* BRIEF
How many of the lines here include "that"? Answer with a single number.

++++ RECORDS PROVIDED

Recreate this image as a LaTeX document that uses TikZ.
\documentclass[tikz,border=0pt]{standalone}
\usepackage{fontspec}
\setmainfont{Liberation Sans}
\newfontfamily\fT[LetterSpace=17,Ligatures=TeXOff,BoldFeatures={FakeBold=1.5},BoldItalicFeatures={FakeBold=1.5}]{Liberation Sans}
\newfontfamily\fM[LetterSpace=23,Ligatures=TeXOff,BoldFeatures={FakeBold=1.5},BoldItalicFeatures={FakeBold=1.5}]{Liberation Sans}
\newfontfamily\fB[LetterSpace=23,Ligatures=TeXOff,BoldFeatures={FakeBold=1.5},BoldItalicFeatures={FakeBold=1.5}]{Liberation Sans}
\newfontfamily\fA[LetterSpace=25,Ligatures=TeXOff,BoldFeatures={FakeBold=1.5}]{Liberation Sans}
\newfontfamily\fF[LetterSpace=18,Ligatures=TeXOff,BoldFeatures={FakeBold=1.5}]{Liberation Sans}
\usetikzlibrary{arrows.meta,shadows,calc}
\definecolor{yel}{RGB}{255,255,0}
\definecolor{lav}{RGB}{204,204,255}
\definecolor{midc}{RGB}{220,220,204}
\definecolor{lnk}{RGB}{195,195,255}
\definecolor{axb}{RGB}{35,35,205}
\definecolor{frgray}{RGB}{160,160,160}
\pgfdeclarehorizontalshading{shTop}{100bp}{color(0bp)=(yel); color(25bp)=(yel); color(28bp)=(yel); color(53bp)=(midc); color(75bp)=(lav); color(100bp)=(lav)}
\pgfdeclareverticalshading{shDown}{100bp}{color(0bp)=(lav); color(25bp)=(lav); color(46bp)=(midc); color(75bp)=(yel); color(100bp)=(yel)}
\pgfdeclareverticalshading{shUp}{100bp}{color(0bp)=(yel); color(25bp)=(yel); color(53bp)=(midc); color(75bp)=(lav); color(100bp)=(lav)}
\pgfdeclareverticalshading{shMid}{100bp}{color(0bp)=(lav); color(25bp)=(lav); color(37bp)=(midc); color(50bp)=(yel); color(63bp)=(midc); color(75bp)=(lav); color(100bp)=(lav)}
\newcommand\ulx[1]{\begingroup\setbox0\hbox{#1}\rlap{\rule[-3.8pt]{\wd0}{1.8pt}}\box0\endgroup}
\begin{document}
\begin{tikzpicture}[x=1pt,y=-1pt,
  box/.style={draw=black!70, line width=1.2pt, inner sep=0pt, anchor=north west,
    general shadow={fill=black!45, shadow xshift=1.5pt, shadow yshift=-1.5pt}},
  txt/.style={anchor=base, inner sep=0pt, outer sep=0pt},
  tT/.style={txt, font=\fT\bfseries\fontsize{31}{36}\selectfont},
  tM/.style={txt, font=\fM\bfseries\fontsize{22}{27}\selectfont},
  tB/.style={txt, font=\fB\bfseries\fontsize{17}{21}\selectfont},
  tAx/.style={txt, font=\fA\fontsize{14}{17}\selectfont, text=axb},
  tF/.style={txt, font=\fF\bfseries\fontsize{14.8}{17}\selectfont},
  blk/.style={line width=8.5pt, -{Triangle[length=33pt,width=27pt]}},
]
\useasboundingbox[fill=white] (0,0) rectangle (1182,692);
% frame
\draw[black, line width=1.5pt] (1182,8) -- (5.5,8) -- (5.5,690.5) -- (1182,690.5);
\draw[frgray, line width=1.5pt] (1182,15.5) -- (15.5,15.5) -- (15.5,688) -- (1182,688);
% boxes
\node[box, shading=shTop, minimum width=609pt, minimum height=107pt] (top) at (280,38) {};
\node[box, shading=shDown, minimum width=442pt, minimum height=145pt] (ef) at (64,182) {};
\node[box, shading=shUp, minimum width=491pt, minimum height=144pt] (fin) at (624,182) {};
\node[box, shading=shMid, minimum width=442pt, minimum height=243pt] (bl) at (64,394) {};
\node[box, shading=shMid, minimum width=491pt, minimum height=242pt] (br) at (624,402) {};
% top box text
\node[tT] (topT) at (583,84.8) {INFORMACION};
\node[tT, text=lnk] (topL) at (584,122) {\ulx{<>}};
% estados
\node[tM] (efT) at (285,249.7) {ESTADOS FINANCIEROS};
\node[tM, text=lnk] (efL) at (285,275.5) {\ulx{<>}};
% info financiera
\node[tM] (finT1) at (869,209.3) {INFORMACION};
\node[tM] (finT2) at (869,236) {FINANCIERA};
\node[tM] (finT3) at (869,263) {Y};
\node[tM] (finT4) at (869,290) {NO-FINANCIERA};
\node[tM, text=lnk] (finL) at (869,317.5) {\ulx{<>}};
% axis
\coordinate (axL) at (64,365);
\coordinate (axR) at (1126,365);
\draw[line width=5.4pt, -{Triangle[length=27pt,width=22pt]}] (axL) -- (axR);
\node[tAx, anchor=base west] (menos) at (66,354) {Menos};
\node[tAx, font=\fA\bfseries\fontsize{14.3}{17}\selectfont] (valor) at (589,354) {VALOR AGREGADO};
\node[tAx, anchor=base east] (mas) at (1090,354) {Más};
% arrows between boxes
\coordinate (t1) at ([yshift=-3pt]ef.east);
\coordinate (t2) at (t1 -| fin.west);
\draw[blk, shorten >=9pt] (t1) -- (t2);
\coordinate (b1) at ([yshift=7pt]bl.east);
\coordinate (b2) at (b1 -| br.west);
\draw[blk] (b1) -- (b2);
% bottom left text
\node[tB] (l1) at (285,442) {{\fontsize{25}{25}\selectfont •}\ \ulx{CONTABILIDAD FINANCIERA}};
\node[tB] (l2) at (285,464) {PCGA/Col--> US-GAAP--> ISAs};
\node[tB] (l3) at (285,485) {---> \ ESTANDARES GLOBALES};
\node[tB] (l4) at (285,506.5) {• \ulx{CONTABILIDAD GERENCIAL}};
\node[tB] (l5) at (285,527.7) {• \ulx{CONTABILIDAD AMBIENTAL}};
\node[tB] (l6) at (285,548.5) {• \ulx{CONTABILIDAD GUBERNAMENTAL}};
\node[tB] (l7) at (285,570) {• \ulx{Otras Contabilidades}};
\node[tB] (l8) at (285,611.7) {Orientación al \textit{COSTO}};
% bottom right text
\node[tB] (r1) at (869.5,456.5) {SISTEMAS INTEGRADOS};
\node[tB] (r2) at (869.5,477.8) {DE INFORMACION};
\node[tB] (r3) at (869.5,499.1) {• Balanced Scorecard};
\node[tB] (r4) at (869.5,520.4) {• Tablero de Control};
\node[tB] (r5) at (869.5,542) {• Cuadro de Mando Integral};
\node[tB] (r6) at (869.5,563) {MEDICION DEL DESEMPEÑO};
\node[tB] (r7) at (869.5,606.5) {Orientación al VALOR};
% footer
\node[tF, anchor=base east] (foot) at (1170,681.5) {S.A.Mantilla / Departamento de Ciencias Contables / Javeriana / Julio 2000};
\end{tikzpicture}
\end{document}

++++++++
++++ RECORDS PROVIDED

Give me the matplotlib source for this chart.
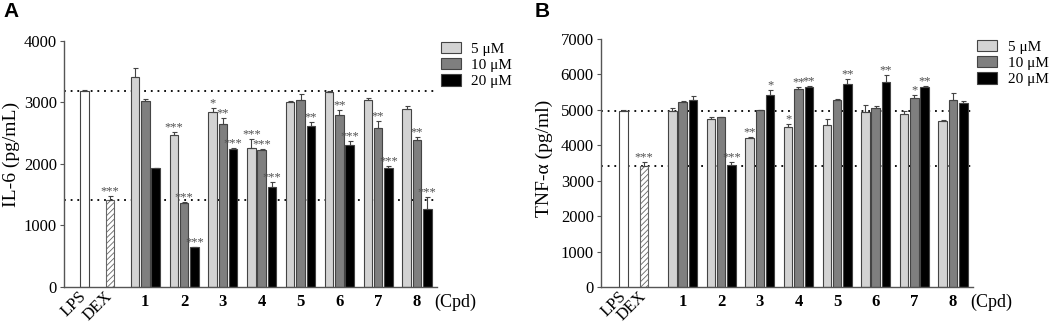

++++++++
++++ RECORDS PROVIDED

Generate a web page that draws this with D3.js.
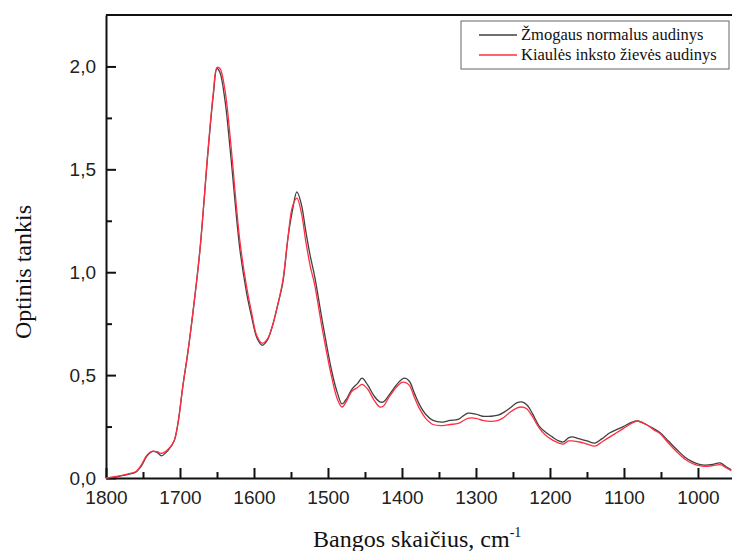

++++++++

* RESULT
2